There is a steady haze of languor throughout Happy Hour: an aridness, an oppressiveness, a calm grief that all of the women are, in their ways, trying to escape from. I admit that five hours is long for a movie but it offers Hamaguchi space for drawn out conversations over meals and drinks that have a sense of indulgence and pacing, reminiscent to me of this scene from Jacques Rivette’s brilliant La Bande Des Quatre (1989).

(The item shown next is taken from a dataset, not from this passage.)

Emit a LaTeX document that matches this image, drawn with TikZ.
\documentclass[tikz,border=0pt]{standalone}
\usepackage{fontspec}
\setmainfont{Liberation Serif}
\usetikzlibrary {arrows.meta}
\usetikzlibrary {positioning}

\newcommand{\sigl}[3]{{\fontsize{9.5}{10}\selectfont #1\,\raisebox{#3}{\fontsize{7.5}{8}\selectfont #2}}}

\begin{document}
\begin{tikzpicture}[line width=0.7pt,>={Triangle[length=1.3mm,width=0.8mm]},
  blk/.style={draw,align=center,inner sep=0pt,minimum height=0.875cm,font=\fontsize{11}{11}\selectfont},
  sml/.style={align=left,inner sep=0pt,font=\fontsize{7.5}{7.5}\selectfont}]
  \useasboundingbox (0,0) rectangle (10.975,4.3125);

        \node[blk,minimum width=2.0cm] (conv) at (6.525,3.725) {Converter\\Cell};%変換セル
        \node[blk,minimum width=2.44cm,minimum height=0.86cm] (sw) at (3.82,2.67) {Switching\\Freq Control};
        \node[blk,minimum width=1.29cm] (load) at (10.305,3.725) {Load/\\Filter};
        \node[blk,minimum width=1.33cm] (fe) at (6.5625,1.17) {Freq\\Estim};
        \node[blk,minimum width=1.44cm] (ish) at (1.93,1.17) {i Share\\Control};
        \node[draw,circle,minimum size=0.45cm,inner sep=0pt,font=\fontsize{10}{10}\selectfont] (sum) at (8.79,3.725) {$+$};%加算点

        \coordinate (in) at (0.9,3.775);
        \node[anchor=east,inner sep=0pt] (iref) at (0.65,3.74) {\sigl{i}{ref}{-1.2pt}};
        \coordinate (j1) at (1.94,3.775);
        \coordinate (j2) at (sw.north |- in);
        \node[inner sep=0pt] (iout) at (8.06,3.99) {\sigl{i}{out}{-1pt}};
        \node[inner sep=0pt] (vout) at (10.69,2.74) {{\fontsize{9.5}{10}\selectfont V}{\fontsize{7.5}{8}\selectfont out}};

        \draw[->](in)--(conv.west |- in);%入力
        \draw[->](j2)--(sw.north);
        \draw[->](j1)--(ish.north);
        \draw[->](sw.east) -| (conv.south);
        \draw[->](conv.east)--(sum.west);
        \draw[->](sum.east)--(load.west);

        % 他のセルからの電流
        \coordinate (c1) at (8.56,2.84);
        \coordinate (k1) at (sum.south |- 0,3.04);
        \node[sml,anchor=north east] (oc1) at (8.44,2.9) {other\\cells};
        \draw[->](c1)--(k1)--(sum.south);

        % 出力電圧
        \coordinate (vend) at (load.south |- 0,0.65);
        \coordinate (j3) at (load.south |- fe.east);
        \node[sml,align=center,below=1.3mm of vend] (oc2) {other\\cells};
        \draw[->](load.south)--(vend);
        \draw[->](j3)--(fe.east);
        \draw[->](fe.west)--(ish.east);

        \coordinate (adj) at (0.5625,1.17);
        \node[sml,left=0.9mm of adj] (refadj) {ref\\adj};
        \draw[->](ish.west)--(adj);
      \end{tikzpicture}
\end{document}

Torrey Peters dedicated Detransition, Baby to divorced cis women because “like me [they] had to face starting their life without either reinvesting in the illusions from the past, or growing bitter about the future”. Similarly, I found it utterly inspiring watching these women shake themselves into new lives, lives that they actually want for themselves, and to do so not slowly, but in jolts. In divorce court, Jun says that she was killed by her husband. But Happy Hour is moving to watch because of the fact of her survival and the manner in which she continues to live. Rebuffing claims of fearlessness, Jun says she’s “scared of everything”—yet she persists because she finally feels like she is “stepping” onto her path. Akari is asked how she managed with her loneliness after divorce. She replies that she had her friends :((
More? No
One particularly devoted reader told me that she wanted MORE from my emails. While I would hate for these emails to collapse into curated listicles, I thought I would try adding two more snippy recommendations to read and watch:
Mercury Retrograde (2020) by Emily Segal: autofiction in which Segal joins a big start up, and quickly becomes tired, broken, overworked. Mercury Retrograde is full of funny and pointy observations as Segal grapples with how to make art and live a fulfilling life. Perfect for a sweaty and existential summer 2022.
A Taxing Woman (1987) by Juzo Itami: from the director of Tampopo, Juzo Itami turns the life of a tax inspector into a thriller, as she doggedly reviews companies’ books, scrutinises their accounts, and looks through their trash. Gripping, sexy, fun!